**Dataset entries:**
>> START

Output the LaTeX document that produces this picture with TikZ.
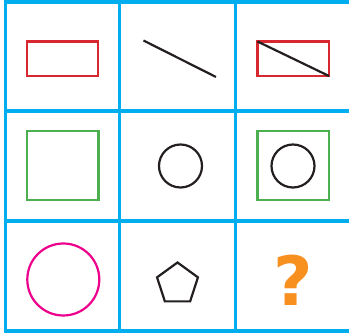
\documentclass[tikz,border=0pt]{standalone}
\usepackage{fontspec}
\newfontfamily\qfont{DejaVu Sans}
\definecolor{gridblue}{HTML}{00AEEF}
\definecolor{shred}{HTML}{D7282F}
\definecolor{shgreen}{HTML}{4CB050}
\definecolor{shmag}{HTML}{EC008C}
\definecolor{shblack}{HTML}{231F20}
\definecolor{qorange}{HTML}{F7901E}
\begin{document}
\begin{tikzpicture}[x=1pt,y=-1pt,
  gridline/.style={draw=gridblue,line width=3.6pt},
  redshape/.style={draw=shred,line width=2.2pt},
  greenshape/.style={draw=shgreen,line width=2.2pt},
  blackshape/.style={draw=shblack,line width=2.2pt},
  magshape/.style={draw=shmag,line width=2.2pt}]
\useasboundingbox (0,0) rectangle (349,336);
% grid
\draw[gridline] (5.5,1.8) -- (5.5,330.8);
\draw[gridline] (119.5,1.8) -- (119.5,330.8);
\draw[gridline] (235.5,1.8) -- (235.5,330.8);
\draw[gridline] (351,1.8) -- (351,330.8);
\draw[gridline] (3.7,1.8) -- (352,1.8);
\draw[gridline] (3.7,111) -- (352,111);
\draw[gridline] (3.7,221) -- (352,221);
\draw[gridline] (3.7,330.8) -- (352,330.8);
% row 1
\draw[redshape] (27,41.5) rectangle (98,76);
\coordinate (l1) at (143.5,40.5);
\coordinate (l2) at (216,77);
\draw[blackshape] (l1) -- (l2);
\draw[redshape] (257.5,41.5) rectangle (329,76);
\coordinate (d1) at (257.5,41.5);
\coordinate (d2) at (329,76);
\draw[blackshape] (d1) -- (d2);
% row 2
\draw[greenshape] (27,131) rectangle (98.5,200);
\draw[blackshape] (180.5,166) circle (21.5);
\draw[greenshape] (257.5,131) rectangle (329,200);
\draw[blackshape] (293,166) circle (21.5);
% row 3
\draw[magshape] (63.3,279.5) circle (36);
\draw[blackshape,line join=miter] (177.5,284)
  +(270:21.5) -- +(198:21.5) -- +(126:21.5) -- +(54:21.5) -- +(342:21.5) -- cycle;
\node[text=qorange,font=\qfont\bfseries\fontsize{68}{68}\selectfont,inner sep=0pt]
  (q) at (293.5,280) {?};
\end{tikzpicture}
\end{document}
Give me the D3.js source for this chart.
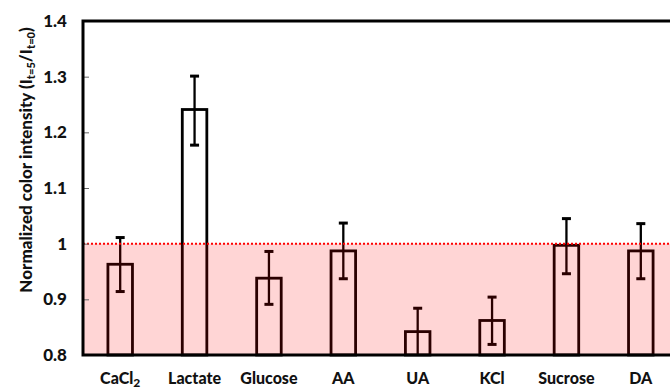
<!DOCTYPE html>
<html>
<head>
<meta charset="utf-8">
<script src="https://cdn.jsdelivr.net/npm/d3@7"></script>
<style>
  body { margin: 0; background: #fff; }
  svg { display: block; font-family: Lato, "Open Sans", sans-serif; font-weight: 900; }
</style>
</head>
<body>
<svg id="chart" width="670" height="389"></svg>
<script>
const CATEGORIES = ["CaCl2", "Lactate", "Glucose", "AA", "UA", "KCl", "Sucrose", "DA"];
const MEANS = [0.963, 1.241, 0.938, 0.987, 0.842, 0.862, 0.997, 0.987];
const ERR_HIGH = [1.011, 1.301, 0.986, 1.037, 0.884, 0.904, 1.045, 1.036];
const ERR_LOW = [0.914, 1.177, 0.891, 0.937, 0.800, 0.819, 0.946, 0.937];
const Y_TICKS = [0.8, 0.9, 1.0, 1.1, 1.2, 1.3, 1.4];
const THRESHOLD = 1.0;

const margin = { left: 83, top: 21, right: 678, bottom: 355 };

const svg = d3.select("#chart");

const x = d3.scaleBand()
  .domain(CATEGORIES)
  .range([margin.left, margin.right])
  .paddingInner(0.67)
  .paddingOuter(0.335);

const y = d3.scaleLinear()
  .domain([0.8, 1.4])
  .range([margin.bottom, margin.top]);

const data = CATEGORIES.map((c, i) => ({ name: c, v: MEANS[i], hi: ERR_HIGH[i], lo: ERR_LOW[i] }));

// bars first, the pink band is laid over them (that's why outlines look brownish)
const bars = svg.append("g");
bars.selectAll("rect")
  .data(data)
  .join("rect")
  .attr("x", d => x(d.name))
  .attr("y", d => y(d.v))
  .attr("width", x.bandwidth())
  .attr("height", d => y(0.8) - y(d.v))
  .attr("fill", "#fff")
  .attr("stroke", "#000")
  .attr("stroke-width", 2.8);

const err = svg.append("g").attr("stroke", "#000").attr("stroke-width", 2.3);
data.forEach(d => {
  const cx = x(d.name) + x.bandwidth() / 2;
  const lo = Math.max(d.lo, 0.8);
  err.append("line").attr("x1", cx).attr("x2", cx).attr("y1", y(d.hi)).attr("y2", y(lo));
  err.append("line").attr("x1", cx - 4.5).attr("x2", cx + 4.5).attr("y1", y(d.hi)).attr("y2", y(d.hi)).attr("stroke-width", 3);
  if (d.lo > 0.8) {
    err.append("line").attr("x1", cx - 4.5).attr("x2", cx + 4.5).attr("y1", y(d.lo)).attr("y2", y(d.lo)).attr("stroke-width", 3);
  }
});

svg.append("rect")
  .attr("x", margin.left)
  .attr("y", y(THRESHOLD))
  .attr("width", margin.right - margin.left)
  .attr("height", y(0.8) - y(THRESHOLD))
  .attr("fill", "#ff0000")
  .attr("fill-opacity", 0.165);

svg.append("line")
  .attr("x1", margin.left).attr("x2", margin.right)
  .attr("y1", y(THRESHOLD)).attr("y2", y(THRESHOLD))
  .attr("stroke", "#ff0000")
  .attr("stroke-width", 2)
  .attr("stroke-dasharray", "2,2");

// y axis with inner ticks
const yAxis = svg.append("g")
  .attr("transform", `translate(${margin.left},0)`)
  .call(d3.axisRight(y).tickValues(Y_TICKS).tickSize(6).tickFormat(""));
yAxis.select(".domain").remove();
yAxis.selectAll(".tick line").attr("stroke", "#666").attr("stroke-width", 1);

svg.append("g")
  .selectAll("text")
  .data(Y_TICKS)
  .join("text")
  .attr("x", 67)
  .attr("y", d => y(d))
  .attr("dy", "0.36em")
  .attr("text-anchor", "end")
  .attr("font-size", 17)
  .attr("fill", "#111")
  .text(d => d === 1 ? "1" : d3.format(".1f")(d));

// frame: left, top, bottom (right side is past the window)
const frame = svg.append("g").attr("stroke", "#000").attr("stroke-width", 3).attr("fill", "none");
frame.append("path")
  .attr("d", `M${margin.right},${margin.top}H${margin.left}V${margin.bottom}H${margin.right}`);

// x labels
const xl = svg.append("g")
  .selectAll("text")
  .data(CATEGORIES)
  .join("text")
  .attr("x", d => x(d) + x.bandwidth() / 2)
  .attr("y", 384)
  .attr("text-anchor", "middle")
  .attr("font-size", 16)
  .attr("fill", "#111");
xl.each(function (d) {
  const t = d3.select(this);
  if (d === "CaCl2") {
    t.append("tspan").text("CaCl");
    t.append("tspan").attr("font-size", 12).attr("dy", 3).text("2");
  } else {
    t.text(d);
  }
});

// y title
const title = svg.append("text")
  .attr("transform", "translate(32,160) rotate(-90)")
  .attr("text-anchor", "middle")
  .attr("font-size", 17)
  .attr("fill", "#111");
title.append("tspan").text("Normalized color intensity (I");
title.append("tspan").attr("font-size", 11).attr("dy", 3).text("t=5");
title.append("tspan").attr("dy", -3).text("/I");
title.append("tspan").attr("font-size", 11).attr("dy", 3).text("t=0");
title.append("tspan").attr("dy", -3).text(")");
</script>
</body>
</html>
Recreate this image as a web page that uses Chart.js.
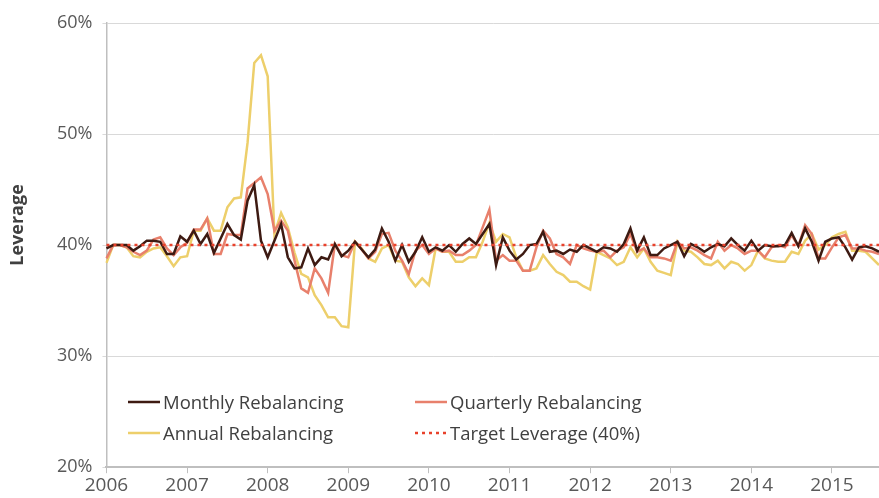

>> END

**TASK PROMPT:** Do not include the images; transcribe the rest of the listing exactly.

**THE RESULT:**
Output the LaTeX document that produces this picture with TikZ.
\documentclass[tikz,border=0pt]{standalone}
\usepackage{fontspec}
\newfontfamily\qfont{DejaVu Sans}
\definecolor{gridblue}{HTML}{00AEEF}
\definecolor{shred}{HTML}{D7282F}
\definecolor{shgreen}{HTML}{4CB050}
\definecolor{shmag}{HTML}{EC008C}
\definecolor{shblack}{HTML}{231F20}
\definecolor{qorange}{HTML}{F7901E}
\begin{document}
\begin{tikzpicture}[x=1pt,y=-1pt,
  gridline/.style={draw=gridblue,line width=3.6pt},
  redshape/.style={draw=shred,line width=2.2pt},
  greenshape/.style={draw=shgreen,line width=2.2pt},
  blackshape/.style={draw=shblack,line width=2.2pt},
  magshape/.style={draw=shmag,line width=2.2pt}]
\useasboundingbox (0,0) rectangle (349,336);
% grid
\draw[gridline] (5.5,1.8) -- (5.5,330.8);
\draw[gridline] (119.5,1.8) -- (119.5,330.8);
\draw[gridline] (235.5,1.8) -- (235.5,330.8);
\draw[gridline] (351,1.8) -- (351,330.8);
\draw[gridline] (3.7,1.8) -- (352,1.8);
\draw[gridline] (3.7,111) -- (352,111);
\draw[gridline] (3.7,221) -- (352,221);
\draw[gridline] (3.7,330.8) -- (352,330.8);
% row 1
\draw[redshape] (27,41.5) rectangle (98,76);
\coordinate (l1) at (143.5,40.5);
\coordinate (l2) at (216,77);
\draw[blackshape] (l1) -- (l2);
\draw[redshape] (257.5,41.5) rectangle (329,76);
\coordinate (d1) at (257.5,41.5);
\coordinate (d2) at (329,76);
\draw[blackshape] (d1) -- (d2);
% row 2
\draw[greenshape] (27,131) rectangle (98.5,200);
\draw[blackshape] (180.5,166) circle (21.5);
\draw[greenshape] (257.5,131) rectangle (329,200);
\draw[blackshape] (293,166) circle (21.5);
% row 3
\draw[magshape] (63.3,279.5) circle (36);
\draw[blackshape,line join=miter] (177.5,284)
  +(270:21.5) -- +(198:21.5) -- +(126:21.5) -- +(54:21.5) -- +(342:21.5) -- cycle;
\node[text=qorange,font=\qfont\bfseries\fontsize{68}{68}\selectfont,inner sep=0pt]
  (q) at (293.5,280) {?};
\end{tikzpicture}
\end{document}
Give me the D3.js source for this chart.
<!DOCTYPE html>
<html>
<head>
<meta charset="utf-8">
<script src="https://cdn.jsdelivr.net/npm/d3@7"></script>
<style>
  body { margin: 0; background: #fff; }
  svg { display: block; font-family: Lato, "Open Sans", sans-serif; font-weight: 900; }
</style>
</head>
<body>
<svg id="chart" width="670" height="389"></svg>
<script>
const CATEGORIES = ["CaCl2", "Lactate", "Glucose", "AA", "UA", "KCl", "Sucrose", "DA"];
const MEANS = [0.963, 1.241, 0.938, 0.987, 0.842, 0.862, 0.997, 0.987];
const ERR_HIGH = [1.011, 1.301, 0.986, 1.037, 0.884, 0.904, 1.045, 1.036];
const ERR_LOW = [0.914, 1.177, 0.891, 0.937, 0.800, 0.819, 0.946, 0.937];
const Y_TICKS = [0.8, 0.9, 1.0, 1.1, 1.2, 1.3, 1.4];
const THRESHOLD = 1.0;

const margin = { left: 83, top: 21, right: 678, bottom: 355 };

const svg = d3.select("#chart");

const x = d3.scaleBand()
  .domain(CATEGORIES)
  .range([margin.left, margin.right])
  .paddingInner(0.67)
  .paddingOuter(0.335);

const y = d3.scaleLinear()
  .domain([0.8, 1.4])
  .range([margin.bottom, margin.top]);

const data = CATEGORIES.map((c, i) => ({ name: c, v: MEANS[i], hi: ERR_HIGH[i], lo: ERR_LOW[i] }));

// bars first, the pink band is laid over them (that's why outlines look brownish)
const bars = svg.append("g");
bars.selectAll("rect")
  .data(data)
  .join("rect")
  .attr("x", d => x(d.name))
  .attr("y", d => y(d.v))
  .attr("width", x.bandwidth())
  .attr("height", d => y(0.8) - y(d.v))
  .attr("fill", "#fff")
  .attr("stroke", "#000")
  .attr("stroke-width", 2.8);

const err = svg.append("g").attr("stroke", "#000").attr("stroke-width", 2.3);
data.forEach(d => {
  const cx = x(d.name) + x.bandwidth() / 2;
  const lo = Math.max(d.lo, 0.8);
  err.append("line").attr("x1", cx).attr("x2", cx).attr("y1", y(d.hi)).attr("y2", y(lo));
  err.append("line").attr("x1", cx - 4.5).attr("x2", cx + 4.5).attr("y1", y(d.hi)).attr("y2", y(d.hi)).attr("stroke-width", 3);
  if (d.lo > 0.8) {
    err.append("line").attr("x1", cx - 4.5).attr("x2", cx + 4.5).attr("y1", y(d.lo)).attr("y2", y(d.lo)).attr("stroke-width", 3);
  }
});

svg.append("rect")
  .attr("x", margin.left)
  .attr("y", y(THRESHOLD))
  .attr("width", margin.right - margin.left)
  .attr("height", y(0.8) - y(THRESHOLD))
  .attr("fill", "#ff0000")
  .attr("fill-opacity", 0.165);

svg.append("line")
  .attr("x1", margin.left).attr("x2", margin.right)
  .attr("y1", y(THRESHOLD)).attr("y2", y(THRESHOLD))
  .attr("stroke", "#ff0000")
  .attr("stroke-width", 2)
  .attr("stroke-dasharray", "2,2");

// y axis with inner ticks
const yAxis = svg.append("g")
  .attr("transform", `translate(${margin.left},0)`)
  .call(d3.axisRight(y).tickValues(Y_TICKS).tickSize(6).tickFormat(""));
yAxis.select(".domain").remove();
yAxis.selectAll(".tick line").attr("stroke", "#666").attr("stroke-width", 1);

svg.append("g")
  .selectAll("text")
  .data(Y_TICKS)
  .join("text")
  .attr("x", 67)
  .attr("y", d => y(d))
  .attr("dy", "0.36em")
  .attr("text-anchor", "end")
  .attr("font-size", 17)
  .attr("fill", "#111")
  .text(d => d === 1 ? "1" : d3.format(".1f")(d));

// frame: left, top, bottom (right side is past the window)
const frame = svg.append("g").attr("stroke", "#000").attr("stroke-width", 3).attr("fill", "none");
frame.append("path")
  .attr("d", `M${margin.right},${margin.top}H${margin.left}V${margin.bottom}H${margin.right}`);

// x labels
const xl = svg.append("g")
  .selectAll("text")
  .data(CATEGORIES)
  .join("text")
  .attr("x", d => x(d) + x.bandwidth() / 2)
  .attr("y", 384)
  .attr("text-anchor", "middle")
  .attr("font-size", 16)
  .attr("fill", "#111");
xl.each(function (d) {
  const t = d3.select(this);
  if (d === "CaCl2") {
    t.append("tspan").text("CaCl");
    t.append("tspan").attr("font-size", 12).attr("dy", 3).text("2");
  } else {
    t.text(d);
  }
});

// y title
const title = svg.append("text")
  .attr("transform", "translate(32,160) rotate(-90)")
  .attr("text-anchor", "middle")
  .attr("font-size", 17)
  .attr("fill", "#111");
title.append("tspan").text("Normalized color intensity (I");
title.append("tspan").attr("font-size", 11).attr("dy", 3).text("t=5");
title.append("tspan").attr("dy", -3).text("/I");
title.append("tspan").attr("font-size", 11).attr("dy", 3).text("t=0");
title.append("tspan").attr("dy", -3).text(")");
</script>
</body>
</html>
Recreate this image as a web page that uses Chart.js.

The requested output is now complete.